Waynesville Mayor Gavin Brown said that he and other aldermen had received numerous complaints about NCDOT’s plan, which prompted him to take the unusual step of altering the meeting’s agenda beforehand, allowing for about an hour’s worth of unofficial public comments intended to help the town board take a formal position on the project.
McDarris also appeared at the Dec. 7 meeting of the Town of Waynesville’s Historic Preservation Commission. His two properties — referred to as the Stringfield residences at 28 and 52 Walnut Street — have been refurbished and contain many of the original interior and exterior features that make them distinctive today.
He told the commission that he’d received a letter from NCDOT that informed him a “significant potion” of the front yard of his buildings would fall victim to a new lane of traffic, a bike lane, and new sidewalks taking with them a 120 year-old maple tree and a 100 year-old brick wall.
Many of the structures in the area date to the 1920s, with several significantly older. When commission member Alex McKay addressed the town aldermen, he said the list of names of original homeowners reads like a “who’s who” of town history.
“Seventeen houses are on this affected area of Walnut Street, and 16 of those are contributing factors to the historic district,” McKay said.
The project has been in the works since at least 2006. Waynesville’s four-year study of possible improvements for Russ Avenue was finished in 2010 and resulted in recommendations meant to alleviate traffic and make allowances for future growth on Russ from the railroad bridge near O’Reilly Auto Parts on up to the Great Smoky Mountains Expressway interchange.
However, when NCDOT officials presented its plan to Waynesville Development Services Director Elizabeth Teague, she found that a portion of Walnut Street had been included in the proposal, despite what Teague said was “specific” instruction against such inclusion.
“It’s been on our radar screen since 2008 or 2009,” Brown said. “The area we are discussing tonight [Walnut Street] is very new, and has not even been discussed by this board.

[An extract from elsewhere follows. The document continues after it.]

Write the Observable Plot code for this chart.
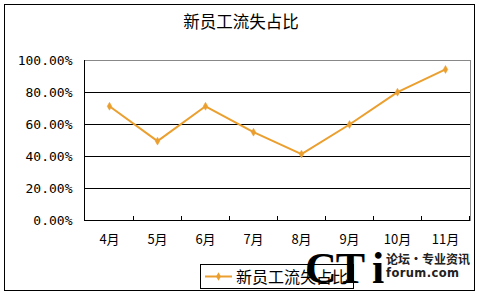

It’ frustrates me like it does you that maybe DOT and their consultants just got ahead of themselves.”
Brown stressed that while the town wouldn’t be the deciding authority on what sort of work — if any — is done on Walnut Street, he said the town could be “influential” in the decisionmaking process, imploring homeowners to contact NCDOT with their opinions.
“What we’re going to do is, we do have a meeting on the 10th [of January] and comment has to be in by the 13th. I’m going to ask for the board’s consent that we fully look at this issue from the town’s perspective.”
He said the town would take a stance consistent with the town’s land design standards, pedestrian plan and the coments of the community at the Jan 10. meeting.
The Historic Preservation Commission also appears poised to take a stand on the issue; the commission’s meeting agenda for its Jan. 4 meeting lists one business item as “discussion of a resolution to NCDOT regarding concerns about the inclusion of a portion of the Spread out Historic District in the Russ Avenue Historic plan.”
Given that commission chair Sandra Owens told the town aldermen that the commission was “definitely not in favor” of the Walnut Street section of the project, it’s likely the commission will take the same position as the town.
There are a few ways citizens can still voice their opinions on the Russ Avenue widening project.
•The Town of Waynesville’s regularly scheduled board meeting is set for 6:30 p.m. Tuesday, Jan. 10, at 16 S. Main St.
•The Town of Waynesville’s Historic Preservation Commission will meet at 2 p.m. Wednesday, Jan. 4, also at 16 S. Main St.